Trener Korony ma przed meczem prawie pełny komfort w wyborze zawodników. Jedynymi problemami jest nieobecność pauzującego za kartki Vladislavsa Gabovsa oraz uraz Michała Wrześniewskiego, który był szykowany jako zastępca Łotysza na prawej obronie. Brosz nie chciał zdradzić, jak zamierza obsadzić tę pozycję, ale ma kilka opcji. Tą najbardziej prawdopodobną jest przesunięcie ze środka pola Aleksandrsa Fertovsa.

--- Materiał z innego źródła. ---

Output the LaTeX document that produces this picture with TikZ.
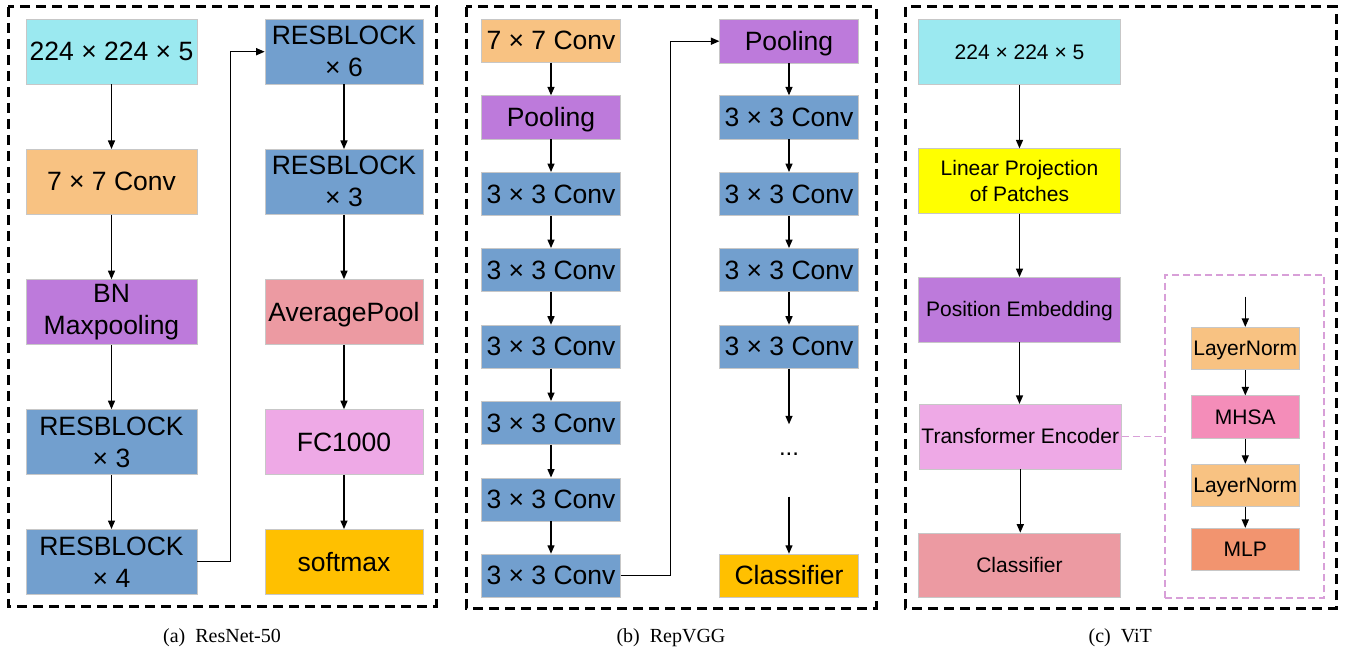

Dla Brosza spotkania z Podbeskidziem mają szczególne znaczenie. To w klubie z Bielska-Białej wypłynął na szerokie wody po tym, jak w latach 2007-2009 uczynił „Górali” jedną z czołowych drużyn pierwszej ligi i dwukrotnie otarł się o awans do Ekstraklasy. – Podbeskidzie dało mi szansę zaistnienia i zawsze będę o tym pamiętał. Podchodzę do tego klubu z sentymentem. Drużynę z Bielska cechuje przede wszystkim solidność i walka o każdy punkt. Musimy się tego spodziewać, ale zwycięstwo jest w naszym zasięgu – przekonuje trener Korony.
Znacznie większe kłopoty kadrowe ma Robert Podoliński. Trener Podbeskidzia wciąż nie może korzystać z kontuzjowanych Damiana Chmiela, Antona Slobody, Bartosza Jarocha i Bartłomieja Koniecznego, a drobne kłopoty ze zdrowiem w tygodniu zgłaszali również Jakub Kowalski i Mateusz Szczepaniak.
A obecność zwłaszcza tego ostatniego, który jest najlepszym strzelcem zespołu (cztery bramki), przyda się bielszczanom w Kielcach. Podbeskidzie rozegrało na wyjeździe z Koroną osiem meczów, w którym zdobyło tylko jeden punkt (w pierwszej lidze wiosną 2009 roku, gdy trenerem „Górali” był… Brosz). Po zwycięstwie z Górnikiem w Łęcznej (2-1) drużyna Podolińskiego chce jednak pójść za ciosem i sięgnąć po historyczne zwycięstwo przy Ściegiennego. – Nie jedziemy tam w roli faworyta, ale widzę po chłopakach, że oni są świadomi, że nie są w tej lidze kopciuszkiem i stać ich na wiele – zapewnia Podoliński.
Zdaniem trenera „Górali” kluczem do sukcesu w Kielcach będzie skuteczność i dobra organizacja po stracie piłki. – Korona to szybki zespół, który ma klasycznych skrzydłowych, więc łatwo nadziać się na ich kontrataki. Musimy zwrócić uwagę na Pawłowskiego i Sierpinę – twierdzi trener Podbeskidzia. Zachowanie czystego konta będzie jednak nie lada wyzwaniem dla zespołu, który w pierwszych dziesięciu kolejkach tracił średnio po dwa gole na mecz.